--- START OF RECORDED INFORMATION ---

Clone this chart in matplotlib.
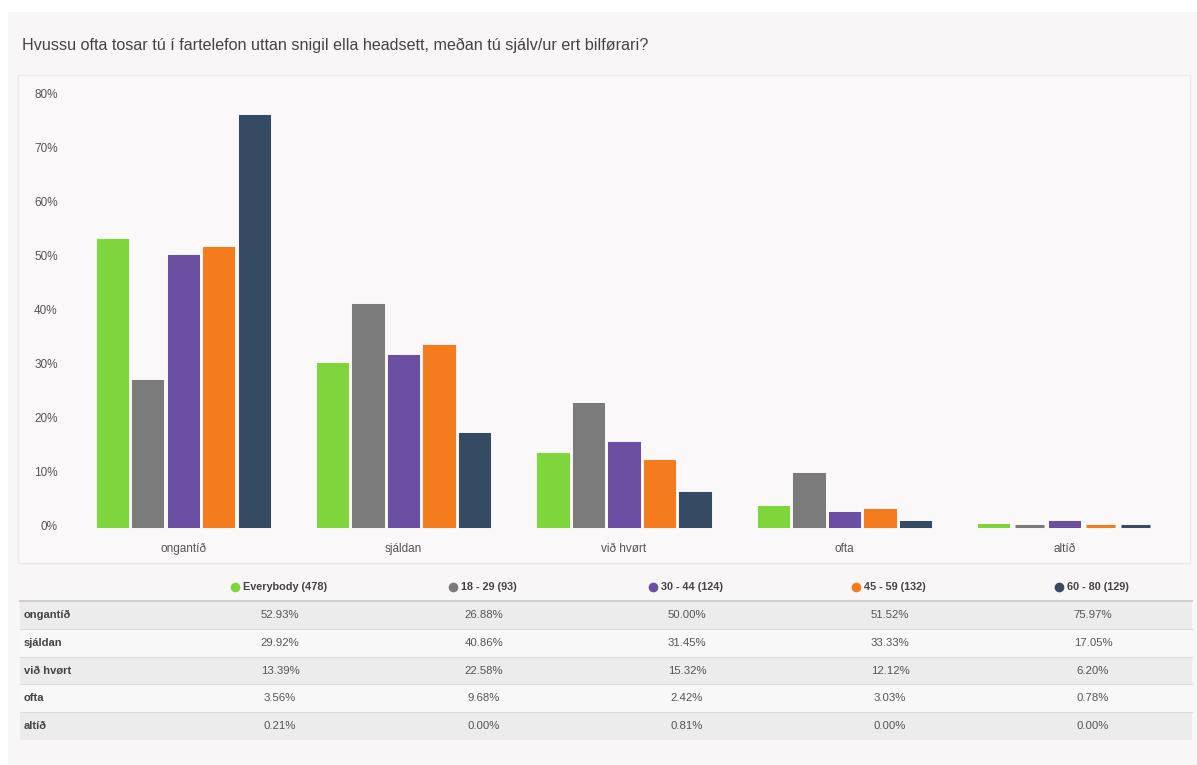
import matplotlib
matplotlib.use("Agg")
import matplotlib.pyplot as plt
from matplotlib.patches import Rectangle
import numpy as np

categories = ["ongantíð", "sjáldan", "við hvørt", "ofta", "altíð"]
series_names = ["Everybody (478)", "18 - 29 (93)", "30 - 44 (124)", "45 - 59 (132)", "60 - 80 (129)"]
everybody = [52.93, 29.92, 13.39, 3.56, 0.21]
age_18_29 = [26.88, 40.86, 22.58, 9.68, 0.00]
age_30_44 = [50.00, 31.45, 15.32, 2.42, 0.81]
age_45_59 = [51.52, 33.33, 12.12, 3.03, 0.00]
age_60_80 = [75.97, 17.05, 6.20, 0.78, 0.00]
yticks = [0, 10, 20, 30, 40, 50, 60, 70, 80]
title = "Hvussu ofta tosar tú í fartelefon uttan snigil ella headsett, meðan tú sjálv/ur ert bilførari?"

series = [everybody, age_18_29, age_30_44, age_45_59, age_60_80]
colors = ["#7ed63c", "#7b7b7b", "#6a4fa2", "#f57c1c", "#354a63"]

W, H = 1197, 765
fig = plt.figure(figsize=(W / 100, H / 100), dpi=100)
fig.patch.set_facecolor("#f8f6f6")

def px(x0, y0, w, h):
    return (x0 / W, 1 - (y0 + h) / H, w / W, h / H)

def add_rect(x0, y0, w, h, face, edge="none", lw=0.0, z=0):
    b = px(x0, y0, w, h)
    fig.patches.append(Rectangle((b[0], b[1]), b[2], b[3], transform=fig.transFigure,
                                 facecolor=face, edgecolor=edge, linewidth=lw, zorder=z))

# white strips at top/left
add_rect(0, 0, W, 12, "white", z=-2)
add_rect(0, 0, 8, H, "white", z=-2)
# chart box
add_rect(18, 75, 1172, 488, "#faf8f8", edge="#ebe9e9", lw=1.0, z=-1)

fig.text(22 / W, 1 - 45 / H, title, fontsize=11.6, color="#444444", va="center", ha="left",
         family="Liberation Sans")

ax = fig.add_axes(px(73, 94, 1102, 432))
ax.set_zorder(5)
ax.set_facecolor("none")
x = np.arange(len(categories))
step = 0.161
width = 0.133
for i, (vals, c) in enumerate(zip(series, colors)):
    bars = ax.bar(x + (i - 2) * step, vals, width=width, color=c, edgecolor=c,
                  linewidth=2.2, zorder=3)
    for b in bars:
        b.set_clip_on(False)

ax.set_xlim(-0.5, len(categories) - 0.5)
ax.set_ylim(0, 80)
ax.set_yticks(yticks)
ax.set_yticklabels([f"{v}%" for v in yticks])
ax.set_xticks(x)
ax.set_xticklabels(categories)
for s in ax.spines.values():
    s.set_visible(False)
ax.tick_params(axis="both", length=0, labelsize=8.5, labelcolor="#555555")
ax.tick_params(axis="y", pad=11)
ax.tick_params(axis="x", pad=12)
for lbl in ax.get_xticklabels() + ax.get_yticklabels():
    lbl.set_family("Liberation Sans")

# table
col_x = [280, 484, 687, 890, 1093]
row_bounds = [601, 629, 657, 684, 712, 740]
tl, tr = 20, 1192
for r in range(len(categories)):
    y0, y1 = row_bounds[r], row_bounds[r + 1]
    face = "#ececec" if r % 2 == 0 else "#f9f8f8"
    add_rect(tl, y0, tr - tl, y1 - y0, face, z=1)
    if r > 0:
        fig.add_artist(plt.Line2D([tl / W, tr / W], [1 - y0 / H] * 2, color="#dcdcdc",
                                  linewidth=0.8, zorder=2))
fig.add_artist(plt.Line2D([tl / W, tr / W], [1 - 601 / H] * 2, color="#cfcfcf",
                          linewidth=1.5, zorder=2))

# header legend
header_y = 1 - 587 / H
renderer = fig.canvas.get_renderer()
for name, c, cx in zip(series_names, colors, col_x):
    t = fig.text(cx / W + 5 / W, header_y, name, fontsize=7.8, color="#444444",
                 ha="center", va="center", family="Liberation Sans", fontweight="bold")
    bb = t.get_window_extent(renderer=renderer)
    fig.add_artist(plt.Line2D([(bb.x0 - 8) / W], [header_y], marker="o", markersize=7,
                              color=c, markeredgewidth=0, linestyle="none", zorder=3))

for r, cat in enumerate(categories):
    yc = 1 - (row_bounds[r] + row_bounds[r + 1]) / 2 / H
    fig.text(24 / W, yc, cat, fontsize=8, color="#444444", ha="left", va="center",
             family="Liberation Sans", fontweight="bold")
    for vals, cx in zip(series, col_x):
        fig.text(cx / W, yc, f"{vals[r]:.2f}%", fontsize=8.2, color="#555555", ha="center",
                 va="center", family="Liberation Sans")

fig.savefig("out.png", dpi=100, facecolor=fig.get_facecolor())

--- END OF RECORDED INFORMATION ---

SHORT PROBLEM
Write out each line of the listing above, exactly, from its first line to the line holding "facecolor=face, edgecolor=edge, linewidth=lw, zorder=z))", inclusive. Skip the pictures.

RESULT OF THIS EXERCISE
Clone this chart in matplotlib.
import matplotlib
matplotlib.use("Agg")
import matplotlib.pyplot as plt
from matplotlib.patches import Rectangle
import numpy as np

categories = ["ongantíð", "sjáldan", "við hvørt", "ofta", "altíð"]
series_names = ["Everybody (478)", "18 - 29 (93)", "30 - 44 (124)", "45 - 59 (132)", "60 - 80 (129)"]
everybody = [52.93, 29.92, 13.39, 3.56, 0.21]
age_18_29 = [26.88, 40.86, 22.58, 9.68, 0.00]
age_30_44 = [50.00, 31.45, 15.32, 2.42, 0.81]
age_45_59 = [51.52, 33.33, 12.12, 3.03, 0.00]
age_60_80 = [75.97, 17.05, 6.20, 0.78, 0.00]
yticks = [0, 10, 20, 30, 40, 50, 60, 70, 80]
title = "Hvussu ofta tosar tú í fartelefon uttan snigil ella headsett, meðan tú sjálv/ur ert bilførari?"

series = [everybody, age_18_29, age_30_44, age_45_59, age_60_80]
colors = ["#7ed63c", "#7b7b7b", "#6a4fa2", "#f57c1c", "#354a63"]

W, H = 1197, 765
fig = plt.figure(figsize=(W / 100, H / 100), dpi=100)
fig.patch.set_facecolor("#f8f6f6")

def px(x0, y0, w, h):
    return (x0 / W, 1 - (y0 + h) / H, w / W, h / H)

def add_rect(x0, y0, w, h, face, edge="none", lw=0.0, z=0):
    b = px(x0, y0, w, h)
    fig.patches.append(Rectangle((b[0], b[1]), b[2], b[3], transform=fig.transFigure,
                                 facecolor=face, edgecolor=edge, linewidth=lw, zorder=z))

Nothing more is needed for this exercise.